TASK DETAILS:
Everything in the data should be repeated exactly, save for the images.

GIVEN DATA:

▽

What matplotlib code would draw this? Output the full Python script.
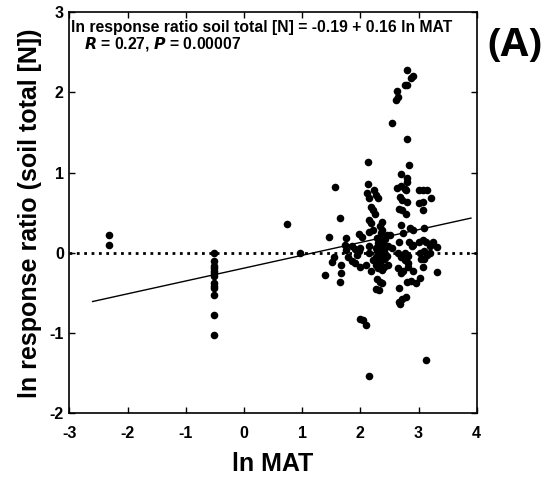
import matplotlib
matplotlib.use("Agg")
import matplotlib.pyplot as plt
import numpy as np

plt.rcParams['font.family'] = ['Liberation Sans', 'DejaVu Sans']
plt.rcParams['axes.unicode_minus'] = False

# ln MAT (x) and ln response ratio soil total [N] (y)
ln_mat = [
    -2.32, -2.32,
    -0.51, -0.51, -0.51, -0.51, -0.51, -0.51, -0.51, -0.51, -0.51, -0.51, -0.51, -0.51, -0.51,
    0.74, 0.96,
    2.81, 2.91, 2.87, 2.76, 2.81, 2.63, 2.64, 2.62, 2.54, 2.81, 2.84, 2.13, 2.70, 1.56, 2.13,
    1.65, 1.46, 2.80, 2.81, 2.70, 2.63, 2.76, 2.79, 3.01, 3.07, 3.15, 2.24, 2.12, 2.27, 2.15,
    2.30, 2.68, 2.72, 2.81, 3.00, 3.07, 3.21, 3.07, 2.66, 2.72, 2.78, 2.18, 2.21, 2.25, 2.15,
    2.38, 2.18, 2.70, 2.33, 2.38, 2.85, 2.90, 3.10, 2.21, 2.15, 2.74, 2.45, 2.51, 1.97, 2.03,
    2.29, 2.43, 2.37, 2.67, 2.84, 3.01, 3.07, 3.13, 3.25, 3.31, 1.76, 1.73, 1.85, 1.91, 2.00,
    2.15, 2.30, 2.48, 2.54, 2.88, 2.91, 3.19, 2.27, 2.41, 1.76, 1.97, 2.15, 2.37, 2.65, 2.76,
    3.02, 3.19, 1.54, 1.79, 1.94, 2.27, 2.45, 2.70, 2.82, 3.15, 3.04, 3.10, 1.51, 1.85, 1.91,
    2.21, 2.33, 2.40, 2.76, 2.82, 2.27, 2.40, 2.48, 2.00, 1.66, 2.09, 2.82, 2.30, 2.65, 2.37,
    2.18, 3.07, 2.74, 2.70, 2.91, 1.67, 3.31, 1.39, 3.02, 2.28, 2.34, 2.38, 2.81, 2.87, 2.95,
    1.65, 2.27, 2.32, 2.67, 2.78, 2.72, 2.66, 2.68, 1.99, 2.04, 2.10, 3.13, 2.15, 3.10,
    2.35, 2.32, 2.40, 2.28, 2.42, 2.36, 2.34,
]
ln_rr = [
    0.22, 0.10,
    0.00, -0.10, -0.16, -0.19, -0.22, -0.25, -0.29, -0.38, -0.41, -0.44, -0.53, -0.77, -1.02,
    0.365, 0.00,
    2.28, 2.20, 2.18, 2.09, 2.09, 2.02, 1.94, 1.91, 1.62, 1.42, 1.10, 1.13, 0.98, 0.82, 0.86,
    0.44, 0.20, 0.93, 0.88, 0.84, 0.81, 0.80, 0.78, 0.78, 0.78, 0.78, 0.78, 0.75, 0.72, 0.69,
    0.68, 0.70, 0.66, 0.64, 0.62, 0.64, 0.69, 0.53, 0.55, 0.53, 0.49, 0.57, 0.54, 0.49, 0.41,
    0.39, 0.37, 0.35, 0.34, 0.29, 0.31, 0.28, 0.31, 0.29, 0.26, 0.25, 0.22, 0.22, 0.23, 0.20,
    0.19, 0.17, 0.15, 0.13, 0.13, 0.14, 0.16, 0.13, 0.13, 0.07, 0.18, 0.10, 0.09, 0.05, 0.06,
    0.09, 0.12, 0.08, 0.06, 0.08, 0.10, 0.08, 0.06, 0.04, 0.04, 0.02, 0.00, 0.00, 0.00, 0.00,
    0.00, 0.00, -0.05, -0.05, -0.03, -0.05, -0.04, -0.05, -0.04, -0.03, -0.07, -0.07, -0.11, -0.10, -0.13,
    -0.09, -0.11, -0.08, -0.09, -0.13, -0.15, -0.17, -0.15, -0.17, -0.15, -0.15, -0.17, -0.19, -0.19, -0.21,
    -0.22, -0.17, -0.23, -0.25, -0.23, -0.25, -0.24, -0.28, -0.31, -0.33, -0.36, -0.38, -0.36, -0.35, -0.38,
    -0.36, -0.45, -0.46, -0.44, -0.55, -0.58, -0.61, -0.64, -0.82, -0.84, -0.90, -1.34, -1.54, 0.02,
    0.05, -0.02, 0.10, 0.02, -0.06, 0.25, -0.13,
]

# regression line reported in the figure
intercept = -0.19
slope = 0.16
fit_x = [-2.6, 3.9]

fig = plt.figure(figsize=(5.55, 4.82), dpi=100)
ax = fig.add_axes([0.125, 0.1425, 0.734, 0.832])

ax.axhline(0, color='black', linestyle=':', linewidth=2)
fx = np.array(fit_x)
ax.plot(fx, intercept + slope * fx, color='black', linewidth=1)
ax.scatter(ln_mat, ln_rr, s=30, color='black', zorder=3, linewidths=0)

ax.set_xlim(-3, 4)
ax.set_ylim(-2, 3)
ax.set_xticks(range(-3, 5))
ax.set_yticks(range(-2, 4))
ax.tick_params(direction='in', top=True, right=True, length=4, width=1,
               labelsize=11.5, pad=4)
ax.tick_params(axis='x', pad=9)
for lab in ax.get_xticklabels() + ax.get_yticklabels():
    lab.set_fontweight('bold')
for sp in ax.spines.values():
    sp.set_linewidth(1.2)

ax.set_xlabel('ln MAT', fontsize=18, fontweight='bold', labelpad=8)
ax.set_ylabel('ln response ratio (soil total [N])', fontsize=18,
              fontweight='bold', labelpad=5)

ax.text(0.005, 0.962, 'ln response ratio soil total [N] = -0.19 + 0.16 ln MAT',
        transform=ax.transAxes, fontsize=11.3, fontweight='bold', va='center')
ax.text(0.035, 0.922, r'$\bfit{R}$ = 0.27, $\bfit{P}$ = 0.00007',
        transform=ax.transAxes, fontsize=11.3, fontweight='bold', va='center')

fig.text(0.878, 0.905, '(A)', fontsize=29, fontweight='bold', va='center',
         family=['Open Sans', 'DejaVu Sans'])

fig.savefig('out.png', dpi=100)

△

RESPONSE:
What matplotlib code would draw this? Output the full Python script.
import matplotlib
matplotlib.use("Agg")
import matplotlib.pyplot as plt
import numpy as np

plt.rcParams['font.family'] = ['Liberation Sans', 'DejaVu Sans']
plt.rcParams['axes.unicode_minus'] = False

# ln MAT (x) and ln response ratio soil total [N] (y)
ln_mat = [
    -2.32, -2.32,
    -0.51, -0.51, -0.51, -0.51, -0.51, -0.51, -0.51, -0.51, -0.51, -0.51, -0.51, -0.51, -0.51,
    0.74, 0.96,
    2.81, 2.91, 2.87, 2.76, 2.81, 2.63, 2.64, 2.62, 2.54, 2.81, 2.84, 2.13, 2.70, 1.56, 2.13,
    1.65, 1.46, 2.80, 2.81, 2.70, 2.63, 2.76, 2.79, 3.01, 3.07, 3.15, 2.24, 2.12, 2.27, 2.15,
    2.30, 2.68, 2.72, 2.81, 3.00, 3.07, 3.21, 3.07, 2.66, 2.72, 2.78, 2.18, 2.21, 2.25, 2.15,
    2.38, 2.18, 2.70, 2.33, 2.38, 2.85, 2.90, 3.10, 2.21, 2.15, 2.74, 2.45, 2.51, 1.97, 2.03,
    2.29, 2.43, 2.37, 2.67, 2.84, 3.01, 3.07, 3.13, 3.25, 3.31, 1.76, 1.73, 1.85, 1.91, 2.00,
    2.15, 2.30, 2.48, 2.54, 2.88, 2.91, 3.19, 2.27, 2.41, 1.76, 1.97, 2.15, 2.37, 2.65, 2.76,
    3.02, 3.19, 1.54, 1.79, 1.94, 2.27, 2.45, 2.70, 2.82, 3.15, 3.04, 3.10, 1.51, 1.85, 1.91,
    2.21, 2.33, 2.40, 2.76, 2.82, 2.27, 2.40, 2.48, 2.00, 1.66, 2.09, 2.82, 2.30, 2.65, 2.37,
    2.18, 3.07, 2.74, 2.70, 2.91, 1.67, 3.31, 1.39, 3.02, 2.28, 2.34, 2.38, 2.81, 2.87, 2.95,
    1.65, 2.27, 2.32, 2.67, 2.78, 2.72, 2.66, 2.68, 1.99, 2.04, 2.10, 3.13, 2.15, 3.10,
    2.35, 2.32, 2.40, 2.28, 2.42, 2.36, 2.34,
]
ln_rr = [
    0.22, 0.10,
    0.00, -0.10, -0.16, -0.19, -0.22, -0.25, -0.29, -0.38, -0.41, -0.44, -0.53, -0.77, -1.02,
    0.365, 0.00,
    2.28, 2.20, 2.18, 2.09, 2.09, 2.02, 1.94, 1.91, 1.62, 1.42, 1.10, 1.13, 0.98, 0.82, 0.86,
    0.44, 0.20, 0.93, 0.88, 0.84, 0.81, 0.80, 0.78, 0.78, 0.78, 0.78, 0.78, 0.75, 0.72, 0.69,
    0.68, 0.70, 0.66, 0.64, 0.62, 0.64, 0.69, 0.53, 0.55, 0.53, 0.49, 0.57, 0.54, 0.49, 0.41,
    0.39, 0.37, 0.35, 0.34, 0.29, 0.31, 0.28, 0.31, 0.29, 0.26, 0.25, 0.22, 0.22, 0.23, 0.20,
    0.19, 0.17, 0.15, 0.13, 0.13, 0.14, 0.16, 0.13, 0.13, 0.07, 0.18, 0.10, 0.09, 0.05, 0.06,
    0.09, 0.12, 0.08, 0.06, 0.08, 0.10, 0.08, 0.06, 0.04, 0.04, 0.02, 0.00, 0.00, 0.00, 0.00,
    0.00, 0.00, -0.05, -0.05, -0.03, -0.05, -0.04, -0.05, -0.04, -0.03, -0.07, -0.07, -0.11, -0.10, -0.13,
    -0.09, -0.11, -0.08, -0.09, -0.13, -0.15, -0.17, -0.15, -0.17, -0.15, -0.15, -0.17, -0.19, -0.19, -0.21,
    -0.22, -0.17, -0.23, -0.25, -0.23, -0.25, -0.24, -0.28, -0.31, -0.33, -0.36, -0.38, -0.36, -0.35, -0.38,
    -0.36, -0.45, -0.46, -0.44, -0.55, -0.58, -0.61, -0.64, -0.82, -0.84, -0.90, -1.34, -1.54, 0.02,
    0.05, -0.02, 0.10, 0.02, -0.06, 0.25, -0.13,
]

# regression line reported in the figure
intercept = -0.19
slope = 0.16
fit_x = [-2.6, 3.9]

fig = plt.figure(figsize=(5.55, 4.82), dpi=100)
ax = fig.add_axes([0.125, 0.1425, 0.734, 0.832])

ax.axhline(0, color='black', linestyle=':', linewidth=2)
fx = np.array(fit_x)
ax.plot(fx, intercept + slope * fx, color='black', linewidth=1)
ax.scatter(ln_mat, ln_rr, s=30, color='black', zorder=3, linewidths=0)

ax.set_xlim(-3, 4)
ax.set_ylim(-2, 3)
ax.set_xticks(range(-3, 5))
ax.set_yticks(range(-2, 4))
ax.tick_params(direction='in', top=True, right=True, length=4, width=1,
               labelsize=11.5, pad=4)
ax.tick_params(axis='x', pad=9)
for lab in ax.get_xticklabels() + ax.get_yticklabels():
    lab.set_fontweight('bold')
for sp in ax.spines.values():
    sp.set_linewidth(1.2)

ax.set_xlabel('ln MAT', fontsize=18, fontweight='bold', labelpad=8)
ax.set_ylabel('ln response ratio (soil total [N])', fontsize=18,
              fontweight='bold', labelpad=5)

ax.text(0.005, 0.962, 'ln response ratio soil total [N] = -0.19 + 0.16 ln MAT',
        transform=ax.transAxes, fontsize=11.3, fontweight='bold', va='center')
ax.text(0.035, 0.922, r'$\bfit{R}$ = 0.27, $\bfit{P}$ = 0.00007',
        transform=ax.transAxes, fontsize=11.3, fontweight='bold', va='center')

fig.text(0.878, 0.905, '(A)', fontsize=29, fontweight='bold', va='center',
         family=['Open Sans', 'DejaVu Sans'])

fig.savefig('out.png', dpi=100)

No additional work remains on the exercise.